The web’s fine linework is the main aging concern. Intricate webs with very thin lines, especially in fine-line or single-needle style, can blur slightly over five to ten years. Experienced artists build web lines with just enough weight to last without losing the delicate look. Avoid finger, hand, or foot placements for highly detailed pieces. Those are high-wear zones and will blowout faster, breaking up the web pattern and softening crispy lines you paid good money for.
Who Gets Dream Catcher Tattoos and Why
The client breakdown is wide. A lot of people sit for this piece after loss, a loved one gone, a hard chapter closed, a mental health battle survived. The protective meaning connects with anxiety, PTSD, and grief in a direct, tangible way that a lot of abstract symbols do not. Others come in because of Indigenous heritage, wanting to mark an ancestral connection on their body in a meaningful way.
Younger clients often choose it as a first tattoo because the imagery feels personal without being aggressive. It is recognizable but still carries real weight. The best versions are the ones tied to a specific story, a grandmother’s saying, a specific feather type tied to family memory, a date woven into the beads. The piece earns its place when there is something behind it beyond just liking how it looks.

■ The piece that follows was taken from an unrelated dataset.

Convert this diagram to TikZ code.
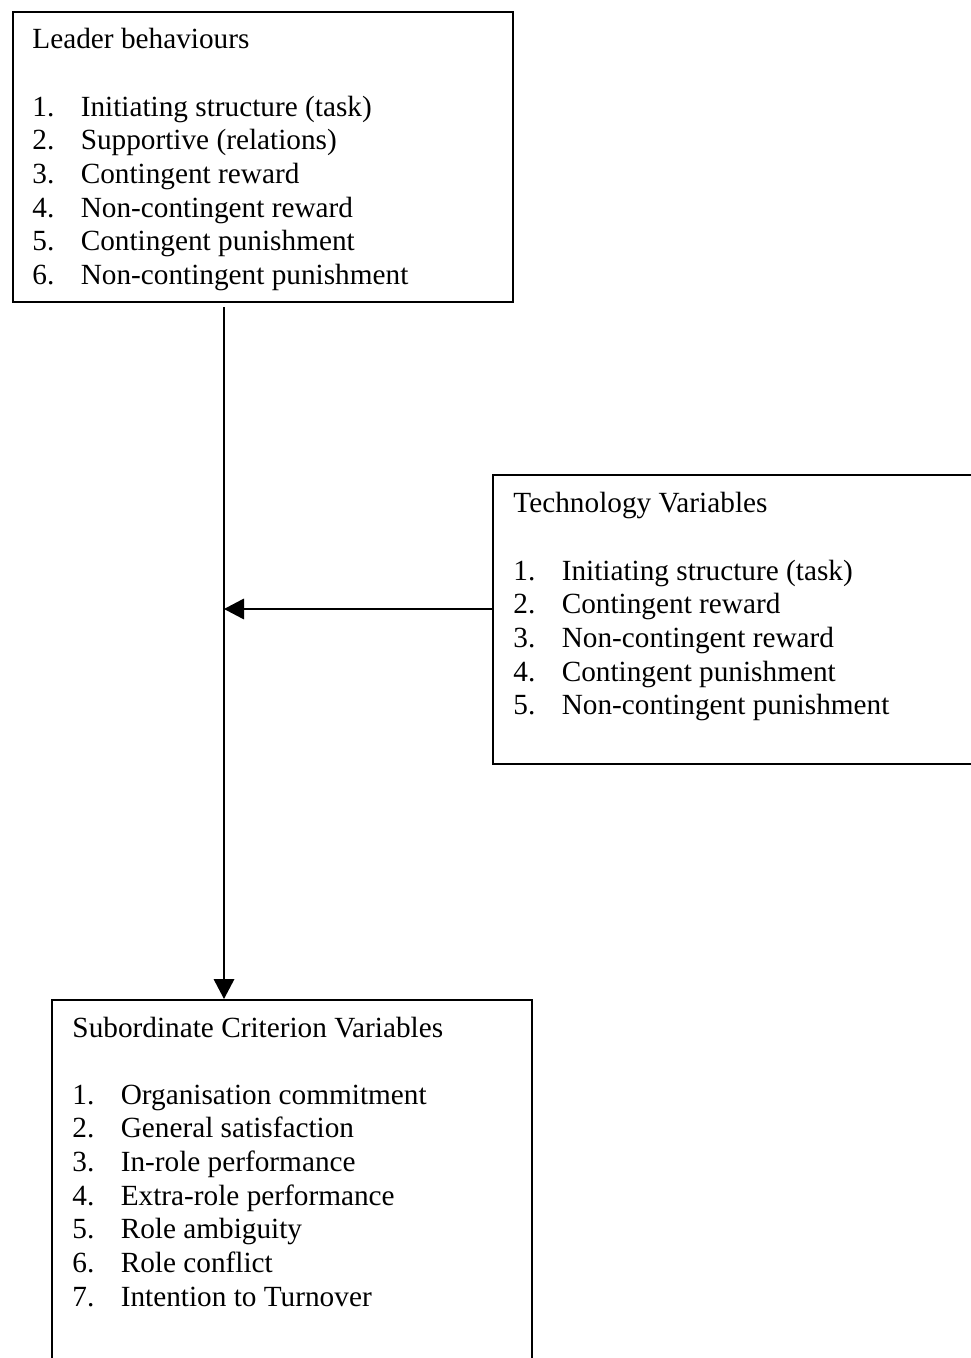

Making the Design Personal
The smartest move is bringing reference and then letting your artist push it. Show them the elements that matter: hoop shape, web density, feather style, any additions like flowers or animals or names. A good artist will take that input and draw something original rather than pulling flash. Dream catchers done as custom pieces read completely differently from traced flash, cleaner proportions, better flow on the body.
Personal additions make it land harder. Birthstones worked into bead placements, specific birth flowers threaded through the hoop, a feather tied to someone’s memory. Some clients add a name or a date into the design, worked into the woven web or along the hoop band. That specificity is what separates a tattoo that means something from one that just fills space. Get the details right before you sit down.